Following the elections of 9th August 2020, the future of ‘Europe’s last dictatorship’ is far from certain. Alexander Lukashenko, the 65-year-old strongman who has ruled Belarus since 1994, was re-elected for a sixth consecutive term as President. Official results gave him 80% of the vote, but this landslide victory was no surprise – for many, it was a forgone conclusion.
Of the six presidential elections held since Belarus declared independence in 1991, only one, the first, has been deemed free and fair by the international community. The European Union and United Kingdom are amongst those that have refused to accept the election result, with the EU’s foreign minister referring to the elections as “neither free nor fair”.
The OSCE’s Office for Democratic Institutions and Human Rights (ODIHR) usually monitors elections in Belarus. This year, however, ODHIR was unable to do so because the Belarusian authorities did not offer a timely invitation. The Council of Europe also failed to send a monitoring delegation, citing its late invitation and the current health situation among its reasons.
Belarusians on the ground attempted to carry out their own monitoring, photographing the final protocols (reports summing up election tallies) displayed at polling stations. Protocols for many stations in Minsk showed support for Ms Tsikhanouskaya, the primary opposition, as equal to or higher than that for Lukashenko, despite her only officially receiving 10% of the vote. The Belarusian political scientist Valer Karbalevich has said that there is no correlation between these protocols and the official results.
Protests began immediately after the end of polling, with a state television broadcast publicising the results of a government-controlled exit poll that showed a landslide victory for Lukashenko. Protests began peacefully, but it was not long until the police attacked, committing acts of violence such as beating people with batons and shooting rubber bullets. Some protesters used barricades and fireworks to defend themselves. The country’s ministry of internal affairs reported that 3,000 protesters were detained.
On Monday 10th August, Ms Tsikhanouskaya submitted a complaint to the Central Election Commission of Belarus (CEC) and was detained for 7 hours. The candidate then left the country to Lithuania. An associate of the candidate has reportedly said that Ms Tsikhanouskaya was escorted by the authorities as part of a deal securing the release of Maria Moroz, her campaign manager who had been arrested on the evening of Friday 7th August.
Protests continued in the week after the election, with many protesters being informed about planned actions and given encouragement through the Telegram communications platform. One pro-opposition Telegram channel, NEXTA Live, now has an audience of over two million people, which is significant given that the total population of Belarus is 9.485 million. Telegram often remains available during internet blackouts, helping protestors to continue organising in spite of the seemingly government-imposed outages that have occurred.
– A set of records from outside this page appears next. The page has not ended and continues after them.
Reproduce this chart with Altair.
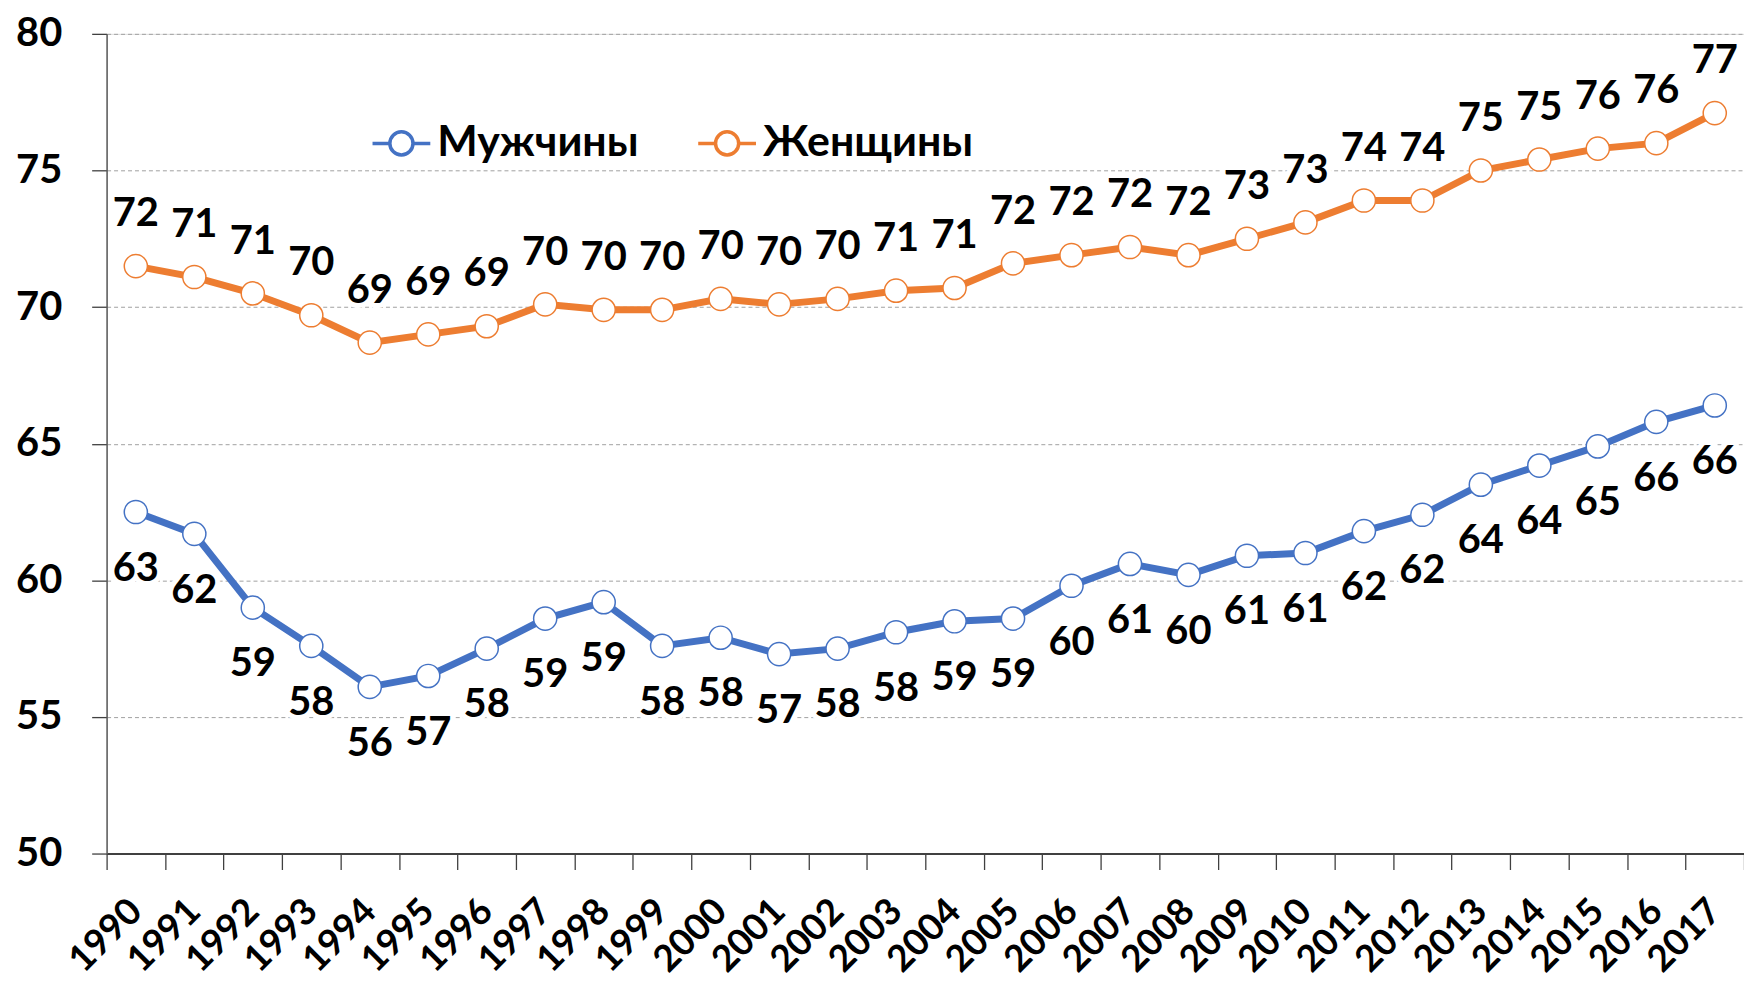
import altair as alt
import pandas as pd

years = [str(y) for y in range(1990, 2018)]
series_names = ["Мужчины", "Женщины"]

men = [62.5, 61.7, 59.0, 57.6, 56.1, 56.5, 57.5, 58.6, 59.2, 57.6, 57.9, 57.3, 57.5, 58.1,
       58.5, 58.6, 59.8, 60.6, 60.2, 60.9, 61.0, 61.8, 62.4, 63.5, 64.2, 64.9, 65.8, 66.4]
women = [71.5, 71.1, 70.5, 69.7, 68.7, 69.0, 69.3, 70.1, 69.9, 69.9, 70.3, 70.1, 70.3, 70.6,
         70.7, 71.6, 71.9, 72.2, 71.9, 72.5, 73.1, 73.9, 73.9, 75.0, 75.4, 75.8, 76.0, 77.1]
men_labels = ["63", "62", "59", "58", "56", "57", "58", "59", "59", "58", "58", "57", "58", "58",
              "59", "59", "60", "61", "60", "61", "61", "62", "62", "64", "64", "65", "66", "66"]
women_labels = ["72", "71", "71", "70", "69", "69", "69", "70", "70", "70", "70", "70", "70", "71",
                "71", "72", "72", "72", "72", "73", "73", "74", "74", "75", "75", "76", "76", "77"]
colors = ["#4472C4", "#ED7D31"]
y_ticks = [50, 55, 60, 65, 70, 75, 80]

rows = []
for i, y in enumerate(years):
    rows.append({"year": y, "series": series_names[0], "value": men[i], "label": men_labels[i]})
    rows.append({"year": y, "series": series_names[1], "value": women[i], "label": women_labels[i]})
df = pd.DataFrame(rows)

FONT = "Lato, 'Open Sans', sans-serif"

color_scale = alt.Scale(domain=series_names, range=colors)
legend_symbol = "M-1,0L-0.4,0M0.4,0L1,0M-0.4,0A0.4,0.4,0,1,1,0.4,0A0.4,0.4,0,1,1,-0.4,0Z"

base = alt.Chart(df).encode(
    x=alt.X("year:O", sort=years, scale=alt.Scale(paddingInner=0, paddingOuter=0),
            axis=alt.Axis(title=None, labelAngle=-45, labelAlign="right", labelBaseline="middle",
                          labelFont=FONT, labelFontSize=37, labelFontWeight="bold", labelColor="black",
                          labelPadding=36, tickSize=16, tickColor="#404040", tickWidth=1.3,
                          tickBand="extent", domainColor="#404040", domainWidth=2, grid=False)),
    y=alt.Y("value:Q", scale=alt.Scale(domain=[50, 80], nice=False, zero=False),
            axis=alt.Axis(title=None, values=y_ticks, labelFont=FONT, labelFontSize=40,
                          labelFontWeight="bold", labelColor="black", labelPadding=30,
                          tickSize=15, tickColor="#404040", tickWidth=1.3,
                          domainColor="#595959", domainWidth=1.5,
                          grid=True, gridColor="#a0a0a0", gridDash=[4, 3], gridWidth=1)),
)

lines = base.mark_line(strokeWidth=7).encode(
    color=alt.Color("series:N", scale=color_scale, sort=series_names,
                    legend=alt.Legend(title=None, orient="none", legendX=265, legendY=79,
                                      direction="horizontal", symbolType=legend_symbol,
                                      symbolSize=3364, symbolStrokeWidth=3.5, symbolFillColor="white",
                                      labelFont=FONT, labelFontSize=43, labelFontWeight="bold",
                                      labelColor="black", labelOffset=5, columnPadding=52,
                                      padding=0, labelLimit=400)),
    detail="series:N",
)

points = base.mark_point(shape="circle", filled=False, fill="white", fillOpacity=1,
                         size=540, strokeWidth=1.5, opacity=1).encode(
    color=alt.Color("series:N", scale=color_scale, legend=None),
)

def label_layers(name, dy):
    sub = base.transform_filter(alt.datum.series == name)
    halo = sub.mark_text(font=FONT, fontSize=40, fontWeight="bold", dy=dy, baseline="middle",
                         stroke="white", strokeWidth=10, strokeJoin="round", color="white").encode(
        text="label:N")
    txt = sub.mark_text(font=FONT, fontSize=40, fontWeight="bold", dy=dy, baseline="middle",
                        color="black").encode(text="label:N")
    return [halo, txt]

layers = [lines, points] + label_layers("Женщины", -52) + label_layers("Мужчины", 57)

chart = alt.layer(*layers).properties(
    width=1644, height=823,
    autosize=alt.AutoSizeParams(type="none"),
    padding={"left": 99, "top": 24, "right": 0, "bottom": 124},
).configure_view(stroke=None).configure(background="white")

chart.save("out.html", embed_options={"renderer": "svg", "actions": False})
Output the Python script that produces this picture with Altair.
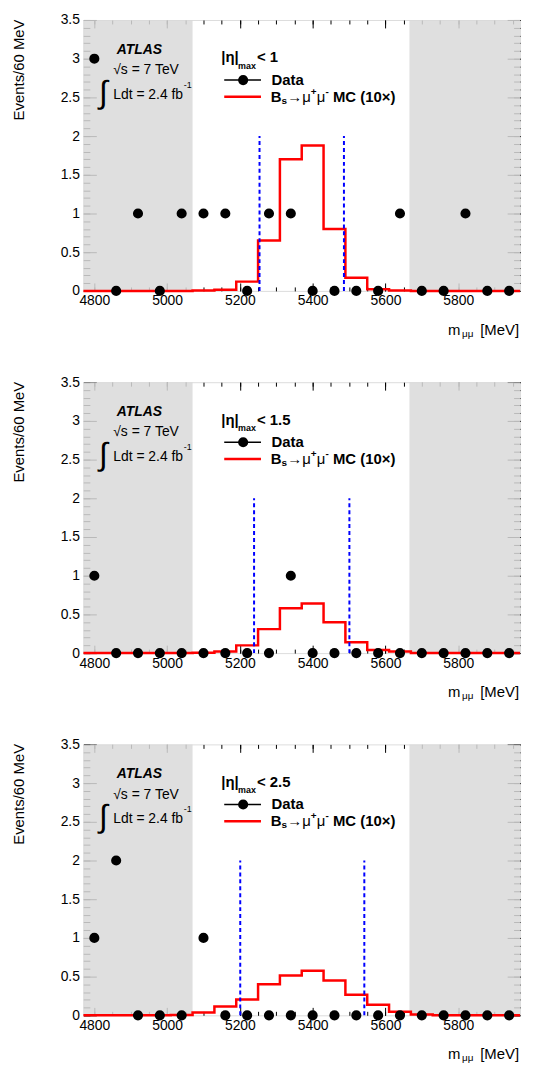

By Thursday 13th August, the total number of people detained had risen to 6,700. On that day, several strikes were reported at state-owned factories, and more have been reported since. The involvement of these workers is significant given the consequences they could face defying the government under Lukashenko’s authoritarian regime. Lukashenko was himself heckled by employees while visiting a factory on 17th August.
At present, the protest movement still appears strong in numbers, with attendance at a rally in Minsk on Sunday 23rd August being estimated by some as over 200,000. On Friday 14th August Ms Tsikhanouskaya announced the formation of a Coordination Council to work on a peaceful transition of government. This has been described by Belarusian authorities as an illegal attempt to seize power.
The EU Council has agreed to impose sanctions on “individuals responsible for violence, repression and the falsification of election results”, and Ms Tsikhanouskaya met with the U.S. First Deputy Secretary of State on 25th August. Meanwhile, it is unclear to what extent/if at all Russia will intervene in the country with which it forms The Union State, however the Russian Foreign Minister Sergei Lavrov stated on 23rd August that the Belarusian people “will decide for themselves how to get out of this situation”.
For now, the future of Belarus still hangs in the balance.